Problem to solve => Copy all lines holding the word "this" from the entries.

______________________________

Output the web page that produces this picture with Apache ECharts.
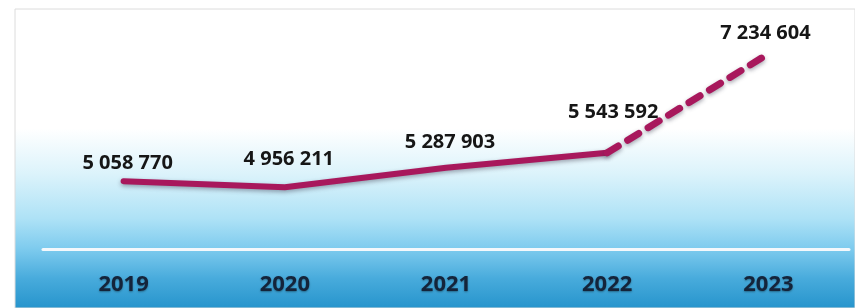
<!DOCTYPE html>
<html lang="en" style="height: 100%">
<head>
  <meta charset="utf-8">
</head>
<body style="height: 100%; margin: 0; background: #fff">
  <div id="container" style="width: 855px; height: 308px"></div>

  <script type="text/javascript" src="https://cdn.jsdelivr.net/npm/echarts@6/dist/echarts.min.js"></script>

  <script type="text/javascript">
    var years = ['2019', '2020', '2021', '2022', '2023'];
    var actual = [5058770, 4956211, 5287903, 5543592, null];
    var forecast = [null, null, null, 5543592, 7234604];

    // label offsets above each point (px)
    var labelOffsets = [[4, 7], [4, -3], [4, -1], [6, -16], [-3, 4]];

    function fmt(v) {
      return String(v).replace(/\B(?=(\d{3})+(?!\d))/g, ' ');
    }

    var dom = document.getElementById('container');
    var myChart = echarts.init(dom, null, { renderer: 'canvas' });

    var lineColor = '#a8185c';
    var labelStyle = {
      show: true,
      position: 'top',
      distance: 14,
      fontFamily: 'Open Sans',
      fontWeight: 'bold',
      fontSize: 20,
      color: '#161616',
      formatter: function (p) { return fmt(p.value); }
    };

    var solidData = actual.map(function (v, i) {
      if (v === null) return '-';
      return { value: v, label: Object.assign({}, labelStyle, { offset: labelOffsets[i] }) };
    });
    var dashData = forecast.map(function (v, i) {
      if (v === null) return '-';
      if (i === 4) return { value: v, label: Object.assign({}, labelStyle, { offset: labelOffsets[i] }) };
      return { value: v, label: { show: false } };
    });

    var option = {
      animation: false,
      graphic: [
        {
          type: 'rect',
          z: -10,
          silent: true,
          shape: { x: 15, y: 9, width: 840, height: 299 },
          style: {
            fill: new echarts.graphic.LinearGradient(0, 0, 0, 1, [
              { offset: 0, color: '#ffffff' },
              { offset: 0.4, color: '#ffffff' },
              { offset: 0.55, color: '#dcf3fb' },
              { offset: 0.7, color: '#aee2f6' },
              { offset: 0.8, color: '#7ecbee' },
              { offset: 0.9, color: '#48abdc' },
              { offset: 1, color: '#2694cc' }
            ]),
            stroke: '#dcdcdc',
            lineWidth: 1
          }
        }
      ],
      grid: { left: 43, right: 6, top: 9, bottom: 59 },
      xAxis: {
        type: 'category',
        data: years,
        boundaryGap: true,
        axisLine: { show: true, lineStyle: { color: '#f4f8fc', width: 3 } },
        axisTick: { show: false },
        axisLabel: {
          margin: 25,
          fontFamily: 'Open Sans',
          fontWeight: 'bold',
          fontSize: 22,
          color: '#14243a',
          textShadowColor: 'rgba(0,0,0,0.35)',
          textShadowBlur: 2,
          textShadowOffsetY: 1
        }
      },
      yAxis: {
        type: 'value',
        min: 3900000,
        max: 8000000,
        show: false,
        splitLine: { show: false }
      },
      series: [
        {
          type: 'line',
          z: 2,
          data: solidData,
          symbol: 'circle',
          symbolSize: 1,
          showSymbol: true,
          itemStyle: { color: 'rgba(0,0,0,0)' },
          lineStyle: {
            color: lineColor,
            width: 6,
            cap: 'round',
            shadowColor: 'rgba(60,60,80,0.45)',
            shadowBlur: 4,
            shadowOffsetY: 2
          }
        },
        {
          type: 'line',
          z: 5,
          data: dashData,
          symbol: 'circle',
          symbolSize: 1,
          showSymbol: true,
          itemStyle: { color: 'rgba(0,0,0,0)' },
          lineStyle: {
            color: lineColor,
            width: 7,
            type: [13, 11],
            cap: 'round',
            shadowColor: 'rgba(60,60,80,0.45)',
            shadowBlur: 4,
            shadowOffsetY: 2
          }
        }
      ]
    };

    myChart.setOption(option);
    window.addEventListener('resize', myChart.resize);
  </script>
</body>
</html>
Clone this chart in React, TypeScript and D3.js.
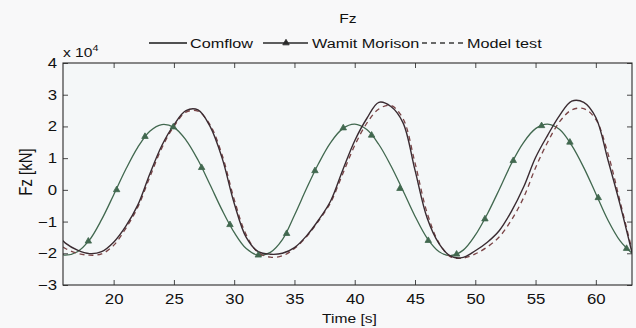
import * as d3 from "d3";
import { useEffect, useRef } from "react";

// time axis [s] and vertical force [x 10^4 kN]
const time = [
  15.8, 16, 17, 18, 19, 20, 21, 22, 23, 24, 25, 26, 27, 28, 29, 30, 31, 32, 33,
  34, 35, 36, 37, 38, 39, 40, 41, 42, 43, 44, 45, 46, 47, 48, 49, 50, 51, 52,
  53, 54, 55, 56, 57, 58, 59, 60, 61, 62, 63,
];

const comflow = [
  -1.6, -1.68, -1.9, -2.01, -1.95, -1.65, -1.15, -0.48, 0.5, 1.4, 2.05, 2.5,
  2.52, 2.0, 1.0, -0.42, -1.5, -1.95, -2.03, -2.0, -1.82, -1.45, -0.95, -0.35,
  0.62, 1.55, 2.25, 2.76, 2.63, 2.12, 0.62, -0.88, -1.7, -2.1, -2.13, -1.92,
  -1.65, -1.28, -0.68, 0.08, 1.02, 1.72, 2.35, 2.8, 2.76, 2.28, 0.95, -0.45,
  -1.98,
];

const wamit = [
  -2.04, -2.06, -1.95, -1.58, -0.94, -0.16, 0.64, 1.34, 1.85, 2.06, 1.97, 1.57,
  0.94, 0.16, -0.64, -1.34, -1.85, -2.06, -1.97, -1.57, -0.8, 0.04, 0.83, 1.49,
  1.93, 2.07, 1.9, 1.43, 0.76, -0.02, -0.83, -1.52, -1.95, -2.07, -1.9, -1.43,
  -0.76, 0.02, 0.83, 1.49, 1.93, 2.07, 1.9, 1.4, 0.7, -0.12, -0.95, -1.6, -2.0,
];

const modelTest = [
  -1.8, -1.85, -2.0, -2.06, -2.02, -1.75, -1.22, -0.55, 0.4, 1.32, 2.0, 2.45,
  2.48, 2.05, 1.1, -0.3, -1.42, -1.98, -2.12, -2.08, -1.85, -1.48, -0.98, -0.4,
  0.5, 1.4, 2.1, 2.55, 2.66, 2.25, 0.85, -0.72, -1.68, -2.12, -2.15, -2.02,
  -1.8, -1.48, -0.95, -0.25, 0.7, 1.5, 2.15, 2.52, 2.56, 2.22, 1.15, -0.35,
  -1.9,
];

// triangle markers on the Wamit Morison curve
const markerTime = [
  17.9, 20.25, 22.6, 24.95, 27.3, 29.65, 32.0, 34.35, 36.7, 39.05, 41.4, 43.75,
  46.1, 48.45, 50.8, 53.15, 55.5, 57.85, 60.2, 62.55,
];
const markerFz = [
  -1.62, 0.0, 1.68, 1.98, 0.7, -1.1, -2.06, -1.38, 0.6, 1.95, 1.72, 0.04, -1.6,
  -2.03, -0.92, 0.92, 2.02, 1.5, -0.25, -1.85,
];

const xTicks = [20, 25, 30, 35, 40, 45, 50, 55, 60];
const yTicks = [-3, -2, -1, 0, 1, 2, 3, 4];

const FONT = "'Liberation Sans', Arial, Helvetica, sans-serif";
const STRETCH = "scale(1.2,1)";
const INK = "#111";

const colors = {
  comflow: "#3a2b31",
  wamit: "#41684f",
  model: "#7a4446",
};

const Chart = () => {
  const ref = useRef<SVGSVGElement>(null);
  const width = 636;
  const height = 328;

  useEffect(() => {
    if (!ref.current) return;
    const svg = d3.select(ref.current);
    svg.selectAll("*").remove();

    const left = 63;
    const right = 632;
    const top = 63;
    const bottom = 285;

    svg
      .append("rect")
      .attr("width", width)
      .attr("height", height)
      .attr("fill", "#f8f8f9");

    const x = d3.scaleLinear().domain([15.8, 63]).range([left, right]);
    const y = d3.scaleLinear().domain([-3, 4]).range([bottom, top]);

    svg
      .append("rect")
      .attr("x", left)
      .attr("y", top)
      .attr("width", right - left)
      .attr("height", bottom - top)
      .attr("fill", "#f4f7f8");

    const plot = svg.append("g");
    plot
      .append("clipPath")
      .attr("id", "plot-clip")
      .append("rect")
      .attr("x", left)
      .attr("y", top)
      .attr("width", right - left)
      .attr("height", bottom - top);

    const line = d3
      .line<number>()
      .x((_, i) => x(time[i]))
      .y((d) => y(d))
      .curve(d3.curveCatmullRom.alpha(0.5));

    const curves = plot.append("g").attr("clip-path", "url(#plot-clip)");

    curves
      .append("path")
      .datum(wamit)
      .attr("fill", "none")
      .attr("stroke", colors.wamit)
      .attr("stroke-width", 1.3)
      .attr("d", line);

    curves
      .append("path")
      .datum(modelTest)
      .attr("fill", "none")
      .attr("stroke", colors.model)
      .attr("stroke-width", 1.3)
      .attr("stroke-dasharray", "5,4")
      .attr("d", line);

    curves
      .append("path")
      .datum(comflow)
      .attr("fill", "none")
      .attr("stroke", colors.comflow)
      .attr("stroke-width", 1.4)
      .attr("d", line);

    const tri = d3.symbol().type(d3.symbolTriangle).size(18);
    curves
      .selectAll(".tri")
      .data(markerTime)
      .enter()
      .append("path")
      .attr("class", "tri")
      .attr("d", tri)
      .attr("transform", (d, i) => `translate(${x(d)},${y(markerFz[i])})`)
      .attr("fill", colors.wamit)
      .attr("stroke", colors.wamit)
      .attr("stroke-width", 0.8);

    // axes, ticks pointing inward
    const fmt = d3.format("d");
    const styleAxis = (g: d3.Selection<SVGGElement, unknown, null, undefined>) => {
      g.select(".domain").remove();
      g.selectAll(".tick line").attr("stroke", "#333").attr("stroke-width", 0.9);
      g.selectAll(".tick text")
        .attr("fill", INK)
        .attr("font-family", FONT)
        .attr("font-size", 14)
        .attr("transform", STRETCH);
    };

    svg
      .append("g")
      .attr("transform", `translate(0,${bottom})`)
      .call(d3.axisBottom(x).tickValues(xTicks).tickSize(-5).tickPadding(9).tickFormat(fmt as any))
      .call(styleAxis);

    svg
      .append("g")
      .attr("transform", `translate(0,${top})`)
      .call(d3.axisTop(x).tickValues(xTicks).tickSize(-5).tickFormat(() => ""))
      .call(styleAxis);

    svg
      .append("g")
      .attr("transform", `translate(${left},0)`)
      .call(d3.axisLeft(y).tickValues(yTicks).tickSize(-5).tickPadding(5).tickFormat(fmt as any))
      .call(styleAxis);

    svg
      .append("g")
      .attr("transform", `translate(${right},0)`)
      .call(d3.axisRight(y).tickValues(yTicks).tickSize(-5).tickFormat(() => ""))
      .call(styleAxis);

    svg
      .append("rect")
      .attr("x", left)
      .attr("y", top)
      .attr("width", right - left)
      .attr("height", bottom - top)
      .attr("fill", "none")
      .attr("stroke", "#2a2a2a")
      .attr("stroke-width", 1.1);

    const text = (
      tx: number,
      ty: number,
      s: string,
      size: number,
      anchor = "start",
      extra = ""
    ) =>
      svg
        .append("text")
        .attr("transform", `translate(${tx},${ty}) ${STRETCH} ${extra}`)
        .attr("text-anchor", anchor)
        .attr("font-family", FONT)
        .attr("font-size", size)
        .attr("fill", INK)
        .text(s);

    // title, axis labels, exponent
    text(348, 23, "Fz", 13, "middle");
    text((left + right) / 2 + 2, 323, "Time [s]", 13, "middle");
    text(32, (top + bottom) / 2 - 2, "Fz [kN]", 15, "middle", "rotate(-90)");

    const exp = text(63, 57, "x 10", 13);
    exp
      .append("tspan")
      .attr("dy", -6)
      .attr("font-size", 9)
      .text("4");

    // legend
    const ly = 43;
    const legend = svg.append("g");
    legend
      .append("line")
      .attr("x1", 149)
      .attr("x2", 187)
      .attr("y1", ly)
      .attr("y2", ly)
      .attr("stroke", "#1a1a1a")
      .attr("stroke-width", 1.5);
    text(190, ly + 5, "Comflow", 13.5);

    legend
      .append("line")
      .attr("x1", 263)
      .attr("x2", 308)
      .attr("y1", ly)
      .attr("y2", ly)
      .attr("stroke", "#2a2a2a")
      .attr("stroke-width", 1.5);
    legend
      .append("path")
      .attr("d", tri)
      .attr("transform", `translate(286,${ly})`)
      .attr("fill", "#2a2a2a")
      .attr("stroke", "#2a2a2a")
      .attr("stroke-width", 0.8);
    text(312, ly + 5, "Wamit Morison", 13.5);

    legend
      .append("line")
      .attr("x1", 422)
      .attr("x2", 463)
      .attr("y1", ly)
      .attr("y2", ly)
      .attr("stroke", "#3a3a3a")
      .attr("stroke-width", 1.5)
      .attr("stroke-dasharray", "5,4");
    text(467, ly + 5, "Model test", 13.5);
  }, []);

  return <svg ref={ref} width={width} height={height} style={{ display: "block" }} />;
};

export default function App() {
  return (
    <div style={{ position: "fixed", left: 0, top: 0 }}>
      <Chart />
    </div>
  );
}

______________________________

Completed exercise =>
Output the web page that produces this picture with Apache ECharts.
Clone this chart in React, TypeScript and D3.js.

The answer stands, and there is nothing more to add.